The project then went on to adapt the Eprints software to store and present research data, for example by modelling data objects as rich data collections made up of metadata and various files. The Recollect plugin was developed by taking advantage of the click-control customisation aspects of Eprints, and has display features such as an added column to display the available files associated with a data object, and panels that can be expanded to show additional metadata. Data upload is a 3-stage process which builds on classic EPrints features such as help fields, to assist with metadata entry, and the option to include a metadata-reviewing process. The plugin is available through bazaar.eprints.org or the Eprints plug-in management system, and support materials are available for those wishing to re-use these outputs (to be made available soon).

We also heard from Glasgow's David McElroy on testing currently going on at Glasgow on their Eprints instance, where they are testing an interface with academics using RCUK subject topics and themes as part of metadata entry. They are also aiming at a Datacite-compatible metadata schema as a minimum requirement.

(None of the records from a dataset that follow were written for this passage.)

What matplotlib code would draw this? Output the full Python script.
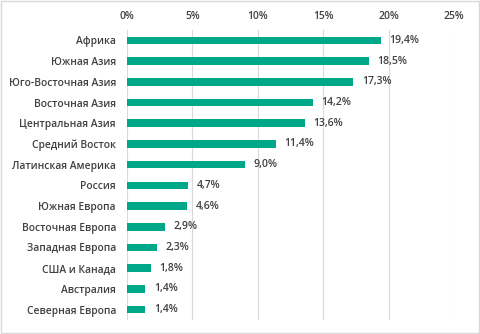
import matplotlib.pyplot as plt
from matplotlib.patches import Rectangle
from matplotlib.ticker import FuncFormatter

# regions and their shares (%)
regions = ["Африка", "Южная Азия", "Юго-Восточная Азия", "Восточная Азия",
           "Центральная Азия", "Средний Восток", "Латинская Америка", "Россия",
           "Южная Европа", "Восточная Европа", "Западная Европа", "США и Канада",
           "Австралия", "Северная Европа"]
shares = [19.4, 18.5, 17.3, 14.2, 13.6, 11.4, 9.0, 4.7, 4.6, 2.9, 2.3, 1.8, 1.4, 1.4]
xticks = [0, 5, 10, 15, 20, 25]

plt.rcParams['font.family'] = ['Open Sans', 'DejaVu Sans']
plt.rcParams['font.weight'] = 'semibold'
txt = '#404040'
fs = 7.4

fig = plt.figure(figsize=(4.8, 3.34), dpi=100)
ax = fig.add_axes([127/480, 1 - 320/334, (454-127)/480, (320-30)/334])

pos = list(range(len(regions)))
ax.barh(pos, shares, height=0.36, color='#00A88A', zorder=3)
for p, v in zip(pos, shares):
    ax.text(v + 0.65, p, f"{v:.1f}%".replace('.', ','), va='center', ha='left',
            fontsize=fs + 0.2, color=txt, fontweight='semibold')

ax.set_xlim(0, 25)
ax.set_ylim(len(regions) - 0.5, -0.5)
ax.set_xticks(xticks)
ax.xaxis.set_major_formatter(FuncFormatter(lambda x, _: f"{x:.0f}%"))
ax.xaxis.tick_top()
ax.set_yticks(pos)
ax.set_yticklabels(regions, fontweight='semibold')
for lbl in ax.get_xticklabels():
    lbl.set_fontweight('semibold')
ax.tick_params(axis='both', length=0, labelsize=fs, colors=txt)
ax.tick_params(axis='x', pad=6)
ax.tick_params(axis='y', pad=8)
ax.grid(axis='x', color='#d9d9d9', linewidth=0.8, zorder=0)
for s in ax.spines.values():
    s.set_visible(False)

fig.patches.append(Rectangle((0.002, 0.003), 0.995, 0.993, transform=fig.transFigure,
                             fill=False, edgecolor='#d9d9d9', linewidth=1))

fig.savefig('out.png', dpi=100)
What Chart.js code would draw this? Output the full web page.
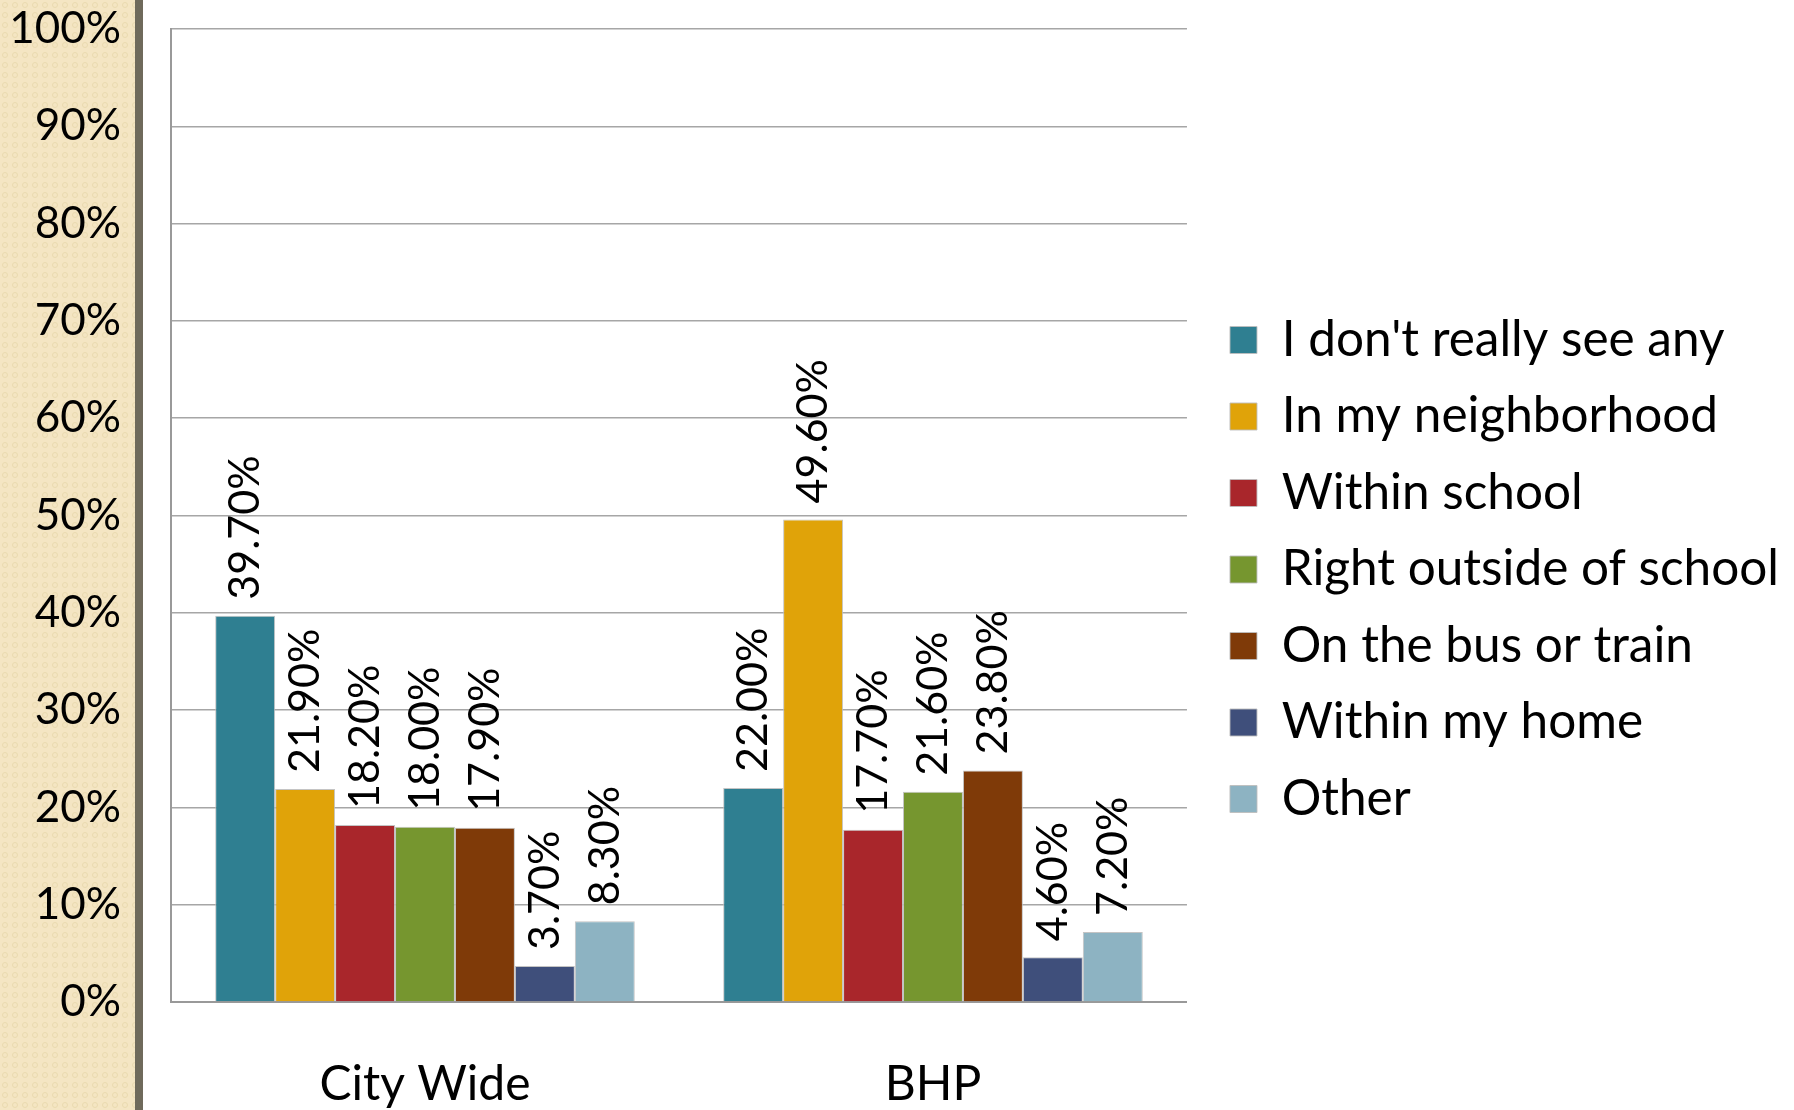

The CERIF for datasets project (C4D), presented by Kevin Ginty from the University of Sunderland, has worked with EUROCRIS to develop the CERIF metadata standard (which handles research information management fairly well) to improve its handling of research data output metadata, and particularly links between outputs, projects and grants. A demo has been developed in the marine sciences, although the project outputs are intended to be subject-neutral. They have also worked with systems providers (ATIRA, the providers of the PURE CRIS system, and the EPrints team) to ensure that these proposed extensions to CERIF will be available widely to institutions already using these tools. Anyone interested in having a go at metadata creation through a demo via the related irios2.wordpress.com project and explore import and export options to CERIF should get in touch with Kevin to arrange access (contact details on the last slide if his presentation).

Architecture incorporating CERIF metadata with other institutional systems by the C4D project

Wendy White on behalf of the DataPool project at the University of Southampton described the implementation of DOI assignment via the DataCite service at the British Library, with a particular focus on work being explored with the crystallography service. Negotiations are at an advanced stage for formal agreements for this University to start assigning DOIs through DataCite; the library will be the main controllers initially with control devolved to identified gatekeepers at a later stage. Practical policy details are being worked out to determine, for example, circumstances when assignment of a DOI might not be considered suitable.

The crystallography group at Southampton have provided an interesting testbed for considering DOI assignment. The group have experience of using DOIs (provided through CrossRef) for crystallography going back to 2003, driven by an interest in enabling data-driven science. Questions raised around the migration to DataCite-minted DOIs include whether to remint a new DOI for the same resources (what are the implications of having two identifiers?) Further questions are prompted by the use case of data captured through lab notebooks (primarily through the labtrove.org initiative) – what is the appropriate granularity of citation (and identification)? The whole notebook vs a single note vs a single molecule described in the electronic notebook? The metadata captured via the electronic notebooks also provides opportunities for exploring layering of metadata in the landing pages to which identifiers resolve, and navigational interfaces offered by systems such as Microsoft's silverlight.

Datapool would be very interested in community discussion with others who are considering similar questions regarding institutional policies and practices of assigning DOIs. Presentation

Finally, Charlotte Pascoe described a metadata creation tool developed in the PIMMS project. PIMMS (Portable Infrastructure for the Metafor Metadata System) revolves around a Common Information Model (CIM) developed in the METAFOR project for the climate system modelling domain. The presentation focused on how this metadata tool has provided a means of engagement for users and helped to evolve their thinking on data. In particular a (free text) metadata field which captures the rationale for an experiment (what was the purpose of running the experiment in this way?) has added an extra dimension to the way researchers can communicate about their data and experiments, adding layers of information based on a metadata infrastructure to the tools that previously mainly supported interactions around visualisation and data display interactions. The metadata tool also captures other basic information on experiments, such as project and grant information as well as experimental parameters, and supports the recording of (metadata for) model runs that failed (decoupling the capture of metadata from data) thus opening up the possibility of avoiding repetition of failed experiments. The tool offers other features such as management of controlled vocabularies for metadata entry.

Between them these projects showcase several aspects to be considered by institutions creating metadata collections for their research outputs: adapting existing software and schemas, interface design for capturing metadata (including use of vocabularies), and integration with external systems (such as those for digital identifiers).